═════ RECORDED INFORMATION

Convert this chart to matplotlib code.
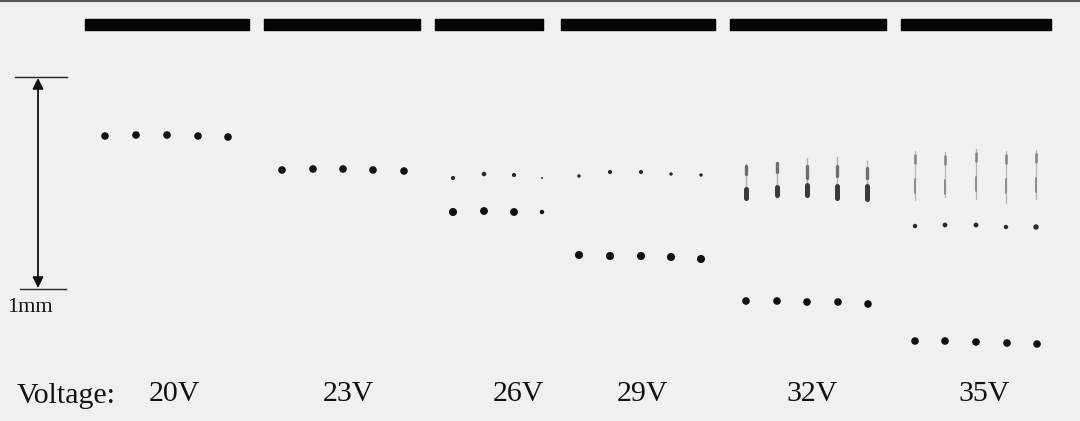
import numpy as np
import matplotlib
matplotlib.use('Agg')
import matplotlib.pyplot as plt

# Image coordinates (pixels, y downward)
voltage_labels = ['20V', '23V', '26V', '29V', '32V', '35V']
label_x = [174, 348, 518, 642, 812, 984]

# electrode bars on top
bar_left = [85, 264, 435, 561, 730, 901]
bar_right = [249, 420, 543, 715, 886, 1051]

# main (large) droplets
big_x = [
    [105, 136, 167, 198, 228],
    [282, 313, 343, 373, 404],
    [453, 484, 514, 542],
    [579, 610, 641, 671, 701],
    [746, 777, 807, 838, 868],
    [915, 945, 976, 1007, 1037],
]
big_y = [
    [136, 135, 135, 136, 137],
    [170, 169, 169, 170, 171],
    [212, 211, 212, 212],
    [255, 256, 256, 257, 259],
    [301, 301, 302, 302, 304],
    [341, 341, 342, 343, 344],
]
big_size = [
    [30, 30, 30, 30, 30],
    [30, 30, 30, 30, 30],
    [34, 32, 32, 10],
    [34, 34, 34, 34, 34],
    [30, 30, 30, 30, 30],
    [30, 30, 30, 30, 30],
]

# small satellite droplets
small_x = [
    [453, 484, 514, 542],
    [579, 610, 641, 671, 701],
    [915, 945, 976, 1006, 1036],
]
small_y = [
    [178, 174, 175, 178],
    [176, 172, 172, 174, 175],
    [226, 225, 225, 227, 227],
]
small_size = [
    [9, 11, 9, 2],
    [6, 9, 9, 6, 6],
    [10, 12, 12, 10, 15],
]

# streaks (32V and 35V)
streak_x_32 = [746, 777, 807, 837, 867]
streak_top_32 = [164, 162, 158, 157, 161]
streak_bot_32 = [200, 198, 197, 200, 201]
blob_top_32 = [189, 187, 185, 186, 186]
blob_bot_32 = [198, 195, 195, 198, 199]
upper_top_32 = [166, 163, 166, 166, 168]
upper_bot_32 = [174, 172, 178, 176, 178]

streak_x_35 = [915, 945, 976, 1006, 1036]
streak_top_35 = [151, 152, 149, 151, 150]
streak_bot_35 = [200, 197, 199, 203, 199]

fig = plt.figure(figsize=(10.8, 4.21), dpi=100)
fig.patch.set_facecolor('#f0f0f0')
ax = fig.add_axes([0, 0, 1, 1])
ax.set_facecolor('#f0f0f0')
ax.set_xlim(0, 1080)
ax.set_ylim(421, 0)
ax.axis('off')

# top border
ax.plot([0, 1080], [1, 1], color='#555555', lw=1.5)

# electrode bars
for l, r in zip(bar_left, bar_right):
    ax.broken_barh([(l, r - l)], (19, 11), color='#050505')

# streaks
for x, t, b, bt, bb, ut, ub in zip(streak_x_32, streak_top_32, streak_bot_32,
                                   blob_top_32, blob_bot_32, upper_top_32, upper_bot_32):
    ax.plot([x, x], [t, b], color='#b0b0b0', lw=1.0)
    ax.plot([x, x], [ut, ub], color='#6e6e6e', lw=2.4, solid_capstyle='round')
    ax.plot([x, x], [bt, bb], color='#3a3a3a', lw=3.6, solid_capstyle='round')

for x, t, b in zip(streak_x_35, streak_top_35, streak_bot_35):
    ax.plot([x, x], [t, b], color='#b5b5b5', lw=0.9)
    ax.plot([x, x], [t + 4, t + 12], color='#808080', lw=1.8, solid_capstyle='round')
    ax.plot([x, x], [t + 28, t + 42], color='#8c8c8c', lw=1.4, solid_capstyle='round')

# small droplets
for xs, ys, ss in zip(small_x, small_y, small_size):
    ax.scatter(xs, ys, s=ss, color='#2a2a2a', edgecolors='none')

# large droplets
for xs, ys, ss in zip(big_x, big_y, big_size):
    ax.scatter(xs, ys, s=ss, color='#111111', edgecolors='none')

# scale bar (1 mm)
ax.plot([15, 67], [77, 77], color='#222222', lw=1.0)
ax.plot([20, 66], [289, 289], color='#222222', lw=1.0)
ax.annotate('', xy=(38, 78), xytext=(38, 288),
            arrowprops=dict(arrowstyle='<|-|>', color='#111111', lw=1.3,
                            mutation_scale=16, shrinkA=0, shrinkB=0))
ax.text(7, 307, '1mm', fontsize=16, family='Liberation Serif',
        ha='left', va='center', color='#111111')

# voltage labels
ax.text(17, 396, 'Voltage:', fontsize=21.5, family='Liberation Serif',
        ha='left', va='center', color='#111111')
for x, lab in zip(label_x, voltage_labels):
    ax.text(x, 394, lab, fontsize=21.5, family='Liberation Serif',
            ha='center', va='center', color='#111111')

fig.savefig('out.png', dpi=100, facecolor=fig.get_facecolor())
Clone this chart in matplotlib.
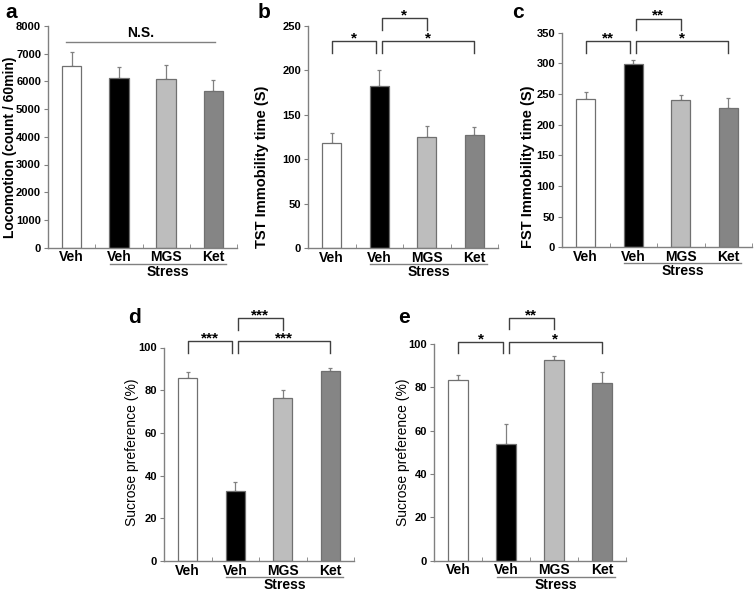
import matplotlib.pyplot as plt
from matplotlib import transforms

plt.rcParams['font.family'] = ['Liberation Sans', 'DejaVu Sans']

groups = ['Veh', 'Veh', 'MGS', 'Ket']
bar_colors = ['white', 'black', '#bdbdbd', '#858585']

loco_mean = [6560, 6110, 6080, 5660]
loco_err = [510, 420, 510, 390]
tst_mean = [119, 183, 125.5, 127]
tst_err = [11, 18, 12.5, 9]
fst_mean = [242, 299, 239.5, 228]
fst_err = [11.5, 7, 9, 16]
sp1_mean = [85.8, 32.8, 76.4, 88.9]
sp1_err = [2.5, 4.2, 3.9, 1.6]
sp2_mean = [83.4, 54, 92.6, 81.9]
sp2_err = [2.3, 9, 2, 5]

# significance marks: (x1, x2, top, bottom, label)
sig_b = [(0, 0.94, 233, 220, '*'), (1.06, 3, 233, 220, '*'), (1.06, 2, 258.6, 245.5, '*')]
sig_c = [(0, 0.94, 336, 317, '**'), (1.06, 3, 336, 317, '*'), (1.06, 2, 373, 355, '**')]
sig_d = [(0, 0.94, 103, 97.5, '***'), (1.06, 3, 103, 97.5, '***'), (1.06, 2, 113.6, 108.4, '***')]
sig_e = [(0, 0.94, 101, 96, '*'), (1.06, 3, 101, 96, '*'), (1.06, 2, 112, 107, '**')]

fig = plt.figure(figsize=(7.55, 5.91), dpi=100)
W, H = 755, 591


def add_axes(left, right, top, bottom):
    return fig.add_axes([left / W, 1 - bottom / H, (right - left) / W, (bottom - top) / H])


def draw_panel(ax, mean, err, ymax, ystep, ylabel, sigs, lab_xy, lab_size, lab_weight):
    x = range(len(groups))
    ax.bar(x, mean, width=0.41, color=bar_colors, edgecolor='#707070', linewidth=0.9, zorder=2)
    ax.errorbar(x, mean, yerr=[[0] * len(err), err], fmt='none', ecolor='#808080',
                elinewidth=0.9, capsize=1.5, capthick=0.9, zorder=1)
    ax.set_xlim(-0.5, 3.5)
    ax.set_ylim(0, ymax)
    ax.set_yticks(range(0, ymax + 1, ystep))
    ax.set_xticks(list(x))
    ax.set_xticks([0.5, 1.5, 2.5, 3.5], minor=True)
    ax.set_xticklabels(groups, fontsize=10, fontweight='bold')
    for t in ax.get_yticklabels():
        t.set_fontweight('bold')
        t.set_fontsize(8)
    ax.tick_params(axis='x', which='major', length=0, pad=2)
    ax.tick_params(axis='x', which='minor', length=3, direction='in', color='#808080')
    ax.tick_params(axis='y', length=3, color='#808080', pad=2)
    for s in ['top', 'right']:
        ax.spines[s].set_visible(False)
    for s in ['left', 'bottom']:
        ax.spines[s].set_color('#808080')
        ax.spines[s].set_linewidth(1.0)
    ax.set_ylabel(ylabel, fontsize=lab_size, fontweight=lab_weight, va='center')
    ax.yaxis.set_label_coords(*lab_xy)

    trans = transforms.blended_transform_factory(ax.transData, ax.transAxes)
    line_tr = transforms.offset_copy(trans, fig=fig, y=-16, units='dots')
    ax.plot([0.81, 3.27], [0, 0], color='#808080', lw=1.0, transform=line_tr, clip_on=False)
    txt_tr = transforms.offset_copy(trans, fig=fig, y=-24, units='dots')
    ax.text(2.04, 0, 'Stress', transform=txt_tr, ha='center', va='center',
            fontsize=10, fontweight='bold')

    for x1, x2, top, bot, lab in sigs:
        ax.plot([x1, x1, x2, x2], [bot, top, top, bot], color='#404040', lw=1.0, clip_on=False)
        ax.annotate(lab, ((x1 + x2) / 2, top), xytext=(0, 2), textcoords='offset points',
                    ha='center', va='center', fontsize=11, fontweight='bold', annotation_clip=False)


ax_a = add_axes(48, 237, 26, 247.6)
draw_panel(ax_a, loco_mean, loco_err, 8000, 1000, 'Locomotion (count / 60min)', [],
           (-0.2, 0.454), 10, 'bold')
ax_a.plot([-0.11, 3.03], [7420, 7420], color='#808080', lw=1.0)
ax_a.text(1.46, 7480, 'N.S.', ha='center', va='bottom', fontsize=10, fontweight='bold')

ax_b = add_axes(308, 498, 26, 248.5)
draw_panel(ax_b, tst_mean, tst_err, 250, 50, 'TST Immobility time (S)', sig_b,
           (-0.24, 0.368), 10.5, 'bold')

ax_c = add_axes(562, 752, 32.7, 247.3)
draw_panel(ax_c, fst_mean, fst_err, 350, 50, 'FST Immobility time (S)', sig_c,
           (-0.18, 0.374), 10.5, 'bold')

ax_d = add_axes(164, 354, 347.5, 561)
draw_panel(ax_d, sp1_mean, sp1_err, 100, 20, 'Sucrose preference (%)', sig_d,
           (-0.17, 0.508), 10, 'normal')

ax_e = add_axes(434, 626, 344, 560.7)
draw_panel(ax_e, sp2_mean, sp2_err, 100, 20, 'Sucrose preference (%)', sig_e,
           (-0.16, 0.5), 10, 'normal')

# panel letters (figure pixel positions, baseline)
for letter, px, py in [('a', 5, 18), ('b', 258, 18), ('c', 512, 18), ('d', 128, 323), ('e', 398, 323)]:
    fig.text(px / W, 1 - py / H, letter, fontsize=15, fontweight='bold', ha='left', va='baseline')

plt.savefig('out.png', dpi=100)
plt.close()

══════════

*WRITTEN PROBLEM*
In the data above, please extract the lines from the first one through the line with "ax.broken_barh([(l, r - l)], (19, 11), color='#050505')", exactly, and keep pictures out.

*FULL OUTPUT*
Convert this chart to matplotlib code.
import numpy as np
import matplotlib
matplotlib.use('Agg')
import matplotlib.pyplot as plt

# Image coordinates (pixels, y downward)
voltage_labels = ['20V', '23V', '26V', '29V', '32V', '35V']
label_x = [174, 348, 518, 642, 812, 984]

# electrode bars on top
bar_left = [85, 264, 435, 561, 730, 901]
bar_right = [249, 420, 543, 715, 886, 1051]

# main (large) droplets
big_x = [
    [105, 136, 167, 198, 228],
    [282, 313, 343, 373, 404],
    [453, 484, 514, 542],
    [579, 610, 641, 671, 701],
    [746, 777, 807, 838, 868],
    [915, 945, 976, 1007, 1037],
]
big_y = [
    [136, 135, 135, 136, 137],
    [170, 169, 169, 170, 171],
    [212, 211, 212, 212],
    [255, 256, 256, 257, 259],
    [301, 301, 302, 302, 304],
    [341, 341, 342, 343, 344],
]
big_size = [
    [30, 30, 30, 30, 30],
    [30, 30, 30, 30, 30],
    [34, 32, 32, 10],
    [34, 34, 34, 34, 34],
    [30, 30, 30, 30, 30],
    [30, 30, 30, 30, 30],
]

# small satellite droplets
small_x = [
    [453, 484, 514, 542],
    [579, 610, 641, 671, 701],
    [915, 945, 976, 1006, 1036],
]
small_y = [
    [178, 174, 175, 178],
    [176, 172, 172, 174, 175],
    [226, 225, 225, 227, 227],
]
small_size = [
    [9, 11, 9, 2],
    [6, 9, 9, 6, 6],
    [10, 12, 12, 10, 15],
]

# streaks (32V and 35V)
streak_x_32 = [746, 777, 807, 837, 867]
streak_top_32 = [164, 162, 158, 157, 161]
streak_bot_32 = [200, 198, 197, 200, 201]
blob_top_32 = [189, 187, 185, 186, 186]
blob_bot_32 = [198, 195, 195, 198, 199]
upper_top_32 = [166, 163, 166, 166, 168]
upper_bot_32 = [174, 172, 178, 176, 178]

streak_x_35 = [915, 945, 976, 1006, 1036]
streak_top_35 = [151, 152, 149, 151, 150]
streak_bot_35 = [200, 197, 199, 203, 199]

fig = plt.figure(figsize=(10.8, 4.21), dpi=100)
fig.patch.set_facecolor('#f0f0f0')
ax = fig.add_axes([0, 0, 1, 1])
ax.set_facecolor('#f0f0f0')
ax.set_xlim(0, 1080)
ax.set_ylim(421, 0)
ax.axis('off')

# top border
ax.plot([0, 1080], [1, 1], color='#555555', lw=1.5)

# electrode bars
for l, r in zip(bar_left, bar_right):
    ax.broken_barh([(l, r - l)], (19, 11), color='#050505')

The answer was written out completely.